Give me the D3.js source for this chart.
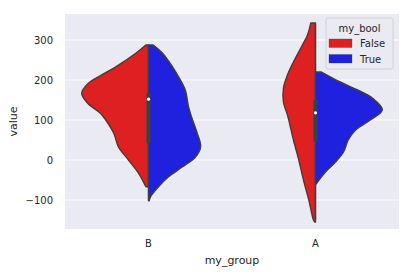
<!DOCTYPE html>
<html>
<head>
<meta charset="utf-8">
<script src="https://cdn.jsdelivr.net/npm/d3@7"></script>
<style>
  body { margin: 0; background: #fff; }
  text { font-family: "DejaVu Sans", sans-serif; fill: #262626; }
</style>
</head>
<body>
<div class="graph"></div>
<script>
// categories in drawing order, hue levels
const groups = ['B', 'A'];
const hues = ['False', 'True'];
const yTicks = [-100, 0, 100, 200, 300];

// density profiles (value, relative density)
const bFalseValues = [287.5, 267, 233, 208, 192, 167, 142, 117, 100, 67, 33, 0, -33, -67];
const bFalseDensity = [0.04, 0.19, 0.49, 0.75, 0.9, 1.0, 0.91, 0.72, 0.64, 0.52, 0.45, 0.3, 0.15, 0.04];
const bTrueValues = [287.5, 267, 233, 208, 175, 133, 100, 67, 33, 7, -17, -42, -67, -92, -102];
const bTrueDensity = [0.07, 0.21, 0.36, 0.45, 0.55, 0.6, 0.66, 0.73, 0.78, 0.7, 0.51, 0.3, 0.15, 0.03, 0.01];
const aFalseValues = [342.5, 312.5, 280, 245, 212.5, 180, 145, 112.5, 100, 50, 0, -50, -100, -150, -155];
const aFalseDensity = [0.07, 0.12, 0.22, 0.33, 0.42, 0.48, 0.48, 0.42, 0.4, 0.33, 0.25, 0.18, 0.1, 0.03, 0.01];
const aTrueValues = [220, 195, 175, 155, 125, 100, 75, 50, 20, -5, -30, -55, -60];
const aTrueDensity = [0.09, 0.37, 0.63, 0.85, 1.0, 0.82, 0.6, 0.49, 0.42, 0.3, 0.15, 0.03, 0.01];

// inner box stats per group: [whisker low, q1, median, q3, whisker high]
const bBox = [-100, 42, 152, 167, 285];
const aBox = [-150, 45, 118, 150, 340];

const violins = [
    {group: 'B', hue: 'False', values: bFalseValues, density: bFalseDensity},
    {group: 'B', hue: 'True', values: bTrueValues, density: bTrueDensity},
    {group: 'A', hue: 'False', values: aFalseValues, density: aFalseDensity},
    {group: 'A', hue: 'True', values: aTrueValues, density: aTrueDensity}
];
const boxes = [{group: 'B', stats: bBox}, {group: 'A', stats: aBox}];

const width = 411, height = 274;
const margin = {top: 14, right: 12, bottom: 45, left: 65};
const chartWidth = width - margin.left - margin.right;
const chartHeight = height - margin.top - margin.bottom;

const svg = d3.select('.graph')
    .append('svg')
    .attr('width', width)
    .attr('height', height);

const chart = svg.append('g')
    .attr('transform', `translate(${margin.left},${margin.top})`);

const xScale = d3.scaleBand()
    .domain(groups)
    .range([0, chartWidth]);
const yScale = d3.scaleLinear()
    .domain([-172.5, 365])
    .range([chartHeight, 0]);
const wScale = d3.scaleLinear()
    .domain([0, 1])
    .range([0, xScale.bandwidth() * 0.4]);
const colorScale = d3.scaleOrdinal()
    .domain(hues)
    .range(['#df2020', '#2020df']);

chart.append('rect')
    .attr('width', chartWidth)
    .attr('height', chartHeight)
    .attr('fill', '#eaeaf2');

chart.selectAll('.grid')
    .data(yTicks)
    .enter()
    .append('line')
    .classed('grid', true)
    .attr('x1', 0)
    .attr('x2', chartWidth)
    .attr('y1', d => yScale(d))
    .attr('y2', d => yScale(d))
    .attr('stroke', '#fff')
    .attr('stroke-width', 1.1);

// half violins
chart.selectAll('.violin')
    .data(violins)
    .enter()
    .append('path')
    .classed('violin', true)
    .attr('d', v => {
        const cx = xScale(v.group) + xScale.bandwidth() / 2;
        const side = v.hue === 'False' ? -1 : 1;
        const pts = v.values.map((val, i) => [val, v.density[i]]);
        return d3.area()
            .y(p => yScale(p[0]))
            .x0(cx)
            .x1(p => cx + side * wScale(p[1]))
            .curve(d3.curveCatmullRom)(pts);
    })
    .attr('fill', v => colorScale(v.hue))
    .attr('stroke', '#3f3f3f')
    .attr('stroke-width', 1.4)
    .attr('stroke-linejoin', 'round');

// inner boxes
const box = chart.selectAll('.box')
    .data(boxes)
    .enter()
    .append('g')
    .classed('box', true)
    .attr('transform', d => `translate(${xScale(d.group) + xScale.bandwidth() / 2},0)`);
box.append('line')
    .attr('y1', d => yScale(d.stats[0]))
    .attr('y2', d => yScale(d.stats[4]))
    .attr('stroke', '#3f3f3f')
    .attr('stroke-width', 1.2);
box.append('line')
    .attr('y1', d => yScale(d.stats[1]))
    .attr('y2', d => yScale(d.stats[3]))
    .attr('stroke', '#3f3f3f')
    .attr('stroke-width', 4);
box.append('circle')
    .attr('cy', d => yScale(d.stats[2]))
    .attr('r', 1.6)
    .attr('fill', '#fff');

// axes
const yAxis = chart.append('g')
    .call(d3.axisLeft(yScale).tickValues(yTicks).tickSize(0).tickPadding(12)
        .tickFormat(d => d < 0 ? '\u2212' + Math.abs(d) : d));
const xAxis = chart.append('g')
    .attr('transform', `translate(0,${chartHeight})`)
    .call(d3.axisBottom(xScale).tickSize(0).tickPadding(11));
[xAxis, yAxis].forEach(a => {
    a.select('.domain').remove();
    a.selectAll('text').style('font-size', '10px').attr('fill', '#262626')
        .style('font-family', '"DejaVu Sans", sans-serif');
});

chart.append('text')
    .attr('x', chartWidth / 2)
    .attr('y', chartHeight + 35)
    .style('font-size', '11px')
    .style('text-anchor', 'middle')
    .text('my_group');
chart.append('text')
    .attr('transform', `translate(${13 - margin.left + 4},${chartHeight / 2}) rotate(-90)`)
    .style('font-size', '11px')
    .style('text-anchor', 'middle')
    .text('value');

// legend
const legend = chart.append('g')
    .attr('transform', `translate(${chartWidth - 73},4)`);
legend.append('rect')
    .attr('width', 67)
    .attr('height', 51)
    .attr('rx', 2)
    .attr('fill', '#eaeaf2')
    .attr('stroke', '#cccccc')
    .attr('stroke-width', 0.8);
legend.append('text')
    .attr('x', 33.5)
    .attr('y', 13.5)
    .style('font-size', '10px')
    .style('text-anchor', 'middle')
    .text('my_bool');
const item = legend.selectAll('.item')
    .data(hues)
    .enter()
    .append('g')
    .attr('transform', (d, i) => `translate(3,${21 + i * 15.5})`);
item.append('rect')
    .attr('width', 23)
    .attr('height', 8.5)
    .attr('fill', d => colorScale(d))
    .attr('stroke', '#3f3f3f')
    .attr('stroke-width', 0.3);
item.append('text')
    .attr('x', 31)
    .attr('y', 8)
    .style('font-size', '10px')
    .text(d => d);
</script>
</body>
</html>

Written instruction:
Give again, word for word, every line from the top of the data above to the line holding "const yTicks = [-100, 0, 100, 200, 300];", inclusive, with the pictures left out.

Solution for this problem:
Give me the D3.js source for this chart.
<!DOCTYPE html>
<html>
<head>
<meta charset="utf-8">
<script src="https://cdn.jsdelivr.net/npm/d3@7"></script>
<style>
  body { margin: 0; background: #fff; }
  text { font-family: "DejaVu Sans", sans-serif; fill: #262626; }
</style>
</head>
<body>
<div class="graph"></div>
<script>
// categories in drawing order, hue levels
const groups = ['B', 'A'];
const hues = ['False', 'True'];
const yTicks = [-100, 0, 100, 200, 300];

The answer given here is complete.